## begin RECORDS TO USE

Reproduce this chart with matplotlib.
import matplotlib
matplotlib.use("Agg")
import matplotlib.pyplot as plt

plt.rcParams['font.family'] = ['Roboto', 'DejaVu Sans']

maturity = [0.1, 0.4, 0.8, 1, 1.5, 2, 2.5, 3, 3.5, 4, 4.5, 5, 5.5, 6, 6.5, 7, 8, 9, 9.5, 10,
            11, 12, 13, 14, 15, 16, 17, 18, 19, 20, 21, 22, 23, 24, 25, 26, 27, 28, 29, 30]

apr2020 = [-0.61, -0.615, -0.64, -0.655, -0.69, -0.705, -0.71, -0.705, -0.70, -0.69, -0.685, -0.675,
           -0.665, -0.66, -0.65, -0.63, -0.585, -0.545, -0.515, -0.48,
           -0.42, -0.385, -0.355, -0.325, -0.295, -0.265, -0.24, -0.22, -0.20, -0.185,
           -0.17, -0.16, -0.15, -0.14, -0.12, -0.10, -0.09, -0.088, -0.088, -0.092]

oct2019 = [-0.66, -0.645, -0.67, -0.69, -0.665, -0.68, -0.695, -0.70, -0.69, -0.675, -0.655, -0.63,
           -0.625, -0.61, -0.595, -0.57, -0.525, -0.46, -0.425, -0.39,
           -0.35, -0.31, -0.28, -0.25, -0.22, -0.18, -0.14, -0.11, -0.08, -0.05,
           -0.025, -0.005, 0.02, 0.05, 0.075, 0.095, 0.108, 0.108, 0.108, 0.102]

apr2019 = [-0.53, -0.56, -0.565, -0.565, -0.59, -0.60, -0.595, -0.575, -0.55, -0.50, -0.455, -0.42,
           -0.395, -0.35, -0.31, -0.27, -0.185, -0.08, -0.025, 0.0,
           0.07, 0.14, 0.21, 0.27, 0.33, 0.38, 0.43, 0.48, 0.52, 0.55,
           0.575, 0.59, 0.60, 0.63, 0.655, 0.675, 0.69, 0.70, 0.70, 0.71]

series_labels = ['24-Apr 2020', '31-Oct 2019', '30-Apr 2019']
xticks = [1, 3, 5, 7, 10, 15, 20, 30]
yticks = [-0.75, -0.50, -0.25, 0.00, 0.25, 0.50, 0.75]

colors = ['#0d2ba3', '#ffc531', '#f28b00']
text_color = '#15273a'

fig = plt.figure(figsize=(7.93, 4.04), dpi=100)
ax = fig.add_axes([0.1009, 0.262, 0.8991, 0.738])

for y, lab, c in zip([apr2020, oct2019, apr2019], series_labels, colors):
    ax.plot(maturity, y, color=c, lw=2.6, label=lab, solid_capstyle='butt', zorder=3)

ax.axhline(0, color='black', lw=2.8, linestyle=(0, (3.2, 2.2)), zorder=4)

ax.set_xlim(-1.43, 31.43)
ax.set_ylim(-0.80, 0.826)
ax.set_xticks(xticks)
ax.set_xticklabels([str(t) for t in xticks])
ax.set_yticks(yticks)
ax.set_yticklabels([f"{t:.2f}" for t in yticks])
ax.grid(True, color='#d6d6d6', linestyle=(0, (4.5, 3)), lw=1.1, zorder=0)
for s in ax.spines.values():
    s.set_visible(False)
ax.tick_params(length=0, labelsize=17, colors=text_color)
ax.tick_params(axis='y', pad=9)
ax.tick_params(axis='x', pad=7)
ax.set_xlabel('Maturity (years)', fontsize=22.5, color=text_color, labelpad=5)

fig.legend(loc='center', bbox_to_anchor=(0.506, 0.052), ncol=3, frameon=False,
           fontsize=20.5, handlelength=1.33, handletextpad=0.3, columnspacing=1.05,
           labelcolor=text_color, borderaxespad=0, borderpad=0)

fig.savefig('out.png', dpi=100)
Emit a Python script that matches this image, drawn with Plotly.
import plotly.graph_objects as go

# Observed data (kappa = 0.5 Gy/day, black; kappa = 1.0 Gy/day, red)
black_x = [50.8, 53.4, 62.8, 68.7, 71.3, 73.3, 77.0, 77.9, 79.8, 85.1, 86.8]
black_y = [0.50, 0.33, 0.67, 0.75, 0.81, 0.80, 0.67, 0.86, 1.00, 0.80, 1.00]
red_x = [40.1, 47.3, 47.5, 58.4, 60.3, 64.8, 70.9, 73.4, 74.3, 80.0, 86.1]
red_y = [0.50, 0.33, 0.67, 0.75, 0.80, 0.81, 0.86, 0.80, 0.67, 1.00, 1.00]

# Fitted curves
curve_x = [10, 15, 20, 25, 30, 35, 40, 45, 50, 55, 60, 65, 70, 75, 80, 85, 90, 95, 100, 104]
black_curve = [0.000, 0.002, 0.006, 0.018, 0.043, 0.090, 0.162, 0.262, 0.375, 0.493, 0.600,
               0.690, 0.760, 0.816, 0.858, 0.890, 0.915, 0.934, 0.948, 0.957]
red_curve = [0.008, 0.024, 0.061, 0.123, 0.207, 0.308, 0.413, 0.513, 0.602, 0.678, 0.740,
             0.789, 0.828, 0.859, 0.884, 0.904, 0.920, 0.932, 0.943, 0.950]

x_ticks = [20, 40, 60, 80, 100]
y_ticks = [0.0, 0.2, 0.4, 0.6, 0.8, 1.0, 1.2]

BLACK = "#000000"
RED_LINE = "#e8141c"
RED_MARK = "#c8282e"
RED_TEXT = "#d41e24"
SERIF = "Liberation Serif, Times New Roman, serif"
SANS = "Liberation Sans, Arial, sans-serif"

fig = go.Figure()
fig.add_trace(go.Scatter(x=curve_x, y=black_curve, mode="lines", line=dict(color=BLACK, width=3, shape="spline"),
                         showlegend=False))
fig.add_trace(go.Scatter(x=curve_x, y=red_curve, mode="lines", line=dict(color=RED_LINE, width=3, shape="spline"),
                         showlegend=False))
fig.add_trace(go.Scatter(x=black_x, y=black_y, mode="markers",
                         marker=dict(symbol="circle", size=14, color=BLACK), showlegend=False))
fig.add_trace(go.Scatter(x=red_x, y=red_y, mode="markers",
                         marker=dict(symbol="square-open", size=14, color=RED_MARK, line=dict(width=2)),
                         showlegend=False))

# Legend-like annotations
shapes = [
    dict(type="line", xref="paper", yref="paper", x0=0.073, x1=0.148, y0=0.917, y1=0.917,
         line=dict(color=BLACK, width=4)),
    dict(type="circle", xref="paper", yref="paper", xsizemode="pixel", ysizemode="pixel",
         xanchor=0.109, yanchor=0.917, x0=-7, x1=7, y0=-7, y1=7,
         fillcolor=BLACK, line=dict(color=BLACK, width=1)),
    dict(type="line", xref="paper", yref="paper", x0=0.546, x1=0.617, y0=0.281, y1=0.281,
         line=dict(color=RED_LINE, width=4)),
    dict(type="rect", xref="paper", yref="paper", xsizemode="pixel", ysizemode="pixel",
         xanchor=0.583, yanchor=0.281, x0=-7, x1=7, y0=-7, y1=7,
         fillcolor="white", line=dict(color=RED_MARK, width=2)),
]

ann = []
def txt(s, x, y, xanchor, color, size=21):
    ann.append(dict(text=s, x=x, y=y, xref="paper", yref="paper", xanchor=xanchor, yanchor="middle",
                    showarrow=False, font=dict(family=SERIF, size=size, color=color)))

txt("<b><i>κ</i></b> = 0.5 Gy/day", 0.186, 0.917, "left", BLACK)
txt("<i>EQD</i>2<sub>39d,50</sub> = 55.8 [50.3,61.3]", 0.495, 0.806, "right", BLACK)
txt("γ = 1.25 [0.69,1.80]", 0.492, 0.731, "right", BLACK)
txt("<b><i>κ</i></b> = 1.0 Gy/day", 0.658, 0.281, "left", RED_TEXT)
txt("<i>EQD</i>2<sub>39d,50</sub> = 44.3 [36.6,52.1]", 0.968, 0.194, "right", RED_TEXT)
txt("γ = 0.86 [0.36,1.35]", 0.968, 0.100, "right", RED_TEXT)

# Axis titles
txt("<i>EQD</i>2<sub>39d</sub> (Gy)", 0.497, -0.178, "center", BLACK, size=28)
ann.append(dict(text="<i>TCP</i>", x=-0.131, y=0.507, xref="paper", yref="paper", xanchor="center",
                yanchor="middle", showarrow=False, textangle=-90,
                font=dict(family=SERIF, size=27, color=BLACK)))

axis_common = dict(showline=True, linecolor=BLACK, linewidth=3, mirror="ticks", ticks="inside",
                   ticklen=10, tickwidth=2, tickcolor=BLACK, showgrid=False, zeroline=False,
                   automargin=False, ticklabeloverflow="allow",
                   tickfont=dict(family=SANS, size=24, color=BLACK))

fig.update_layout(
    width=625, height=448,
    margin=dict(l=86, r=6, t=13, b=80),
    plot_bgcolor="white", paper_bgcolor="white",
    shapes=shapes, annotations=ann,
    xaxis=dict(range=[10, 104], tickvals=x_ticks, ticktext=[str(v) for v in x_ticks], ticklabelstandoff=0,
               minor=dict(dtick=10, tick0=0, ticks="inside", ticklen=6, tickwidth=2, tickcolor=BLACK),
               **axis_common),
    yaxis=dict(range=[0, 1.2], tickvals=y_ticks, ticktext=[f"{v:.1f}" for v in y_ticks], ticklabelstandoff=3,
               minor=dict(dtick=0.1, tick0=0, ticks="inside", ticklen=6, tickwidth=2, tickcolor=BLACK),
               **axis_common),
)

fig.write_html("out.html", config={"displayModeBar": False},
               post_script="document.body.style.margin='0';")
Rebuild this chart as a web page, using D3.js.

## end RECORDS TO USE

> [INSTRUCTIONS FOR THE TASK]
Restate the listing exactly, starting at its first line and ending at the line where "-0.088, -0.088, -0.092]" occurs; include both and no other lines.

> [CORRECT ANSWER]
Reproduce this chart with matplotlib.
import matplotlib
matplotlib.use("Agg")
import matplotlib.pyplot as plt

plt.rcParams['font.family'] = ['Roboto', 'DejaVu Sans']

maturity = [0.1, 0.4, 0.8, 1, 1.5, 2, 2.5, 3, 3.5, 4, 4.5, 5, 5.5, 6, 6.5, 7, 8, 9, 9.5, 10,
            11, 12, 13, 14, 15, 16, 17, 18, 19, 20, 21, 22, 23, 24, 25, 26, 27, 28, 29, 30]

apr2020 = [-0.61, -0.615, -0.64, -0.655, -0.69, -0.705, -0.71, -0.705, -0.70, -0.69, -0.685, -0.675,
           -0.665, -0.66, -0.65, -0.63, -0.585, -0.545, -0.515, -0.48,
           -0.42, -0.385, -0.355, -0.325, -0.295, -0.265, -0.24, -0.22, -0.20, -0.185,
           -0.17, -0.16, -0.15, -0.14, -0.12, -0.10, -0.09, -0.088, -0.088, -0.092]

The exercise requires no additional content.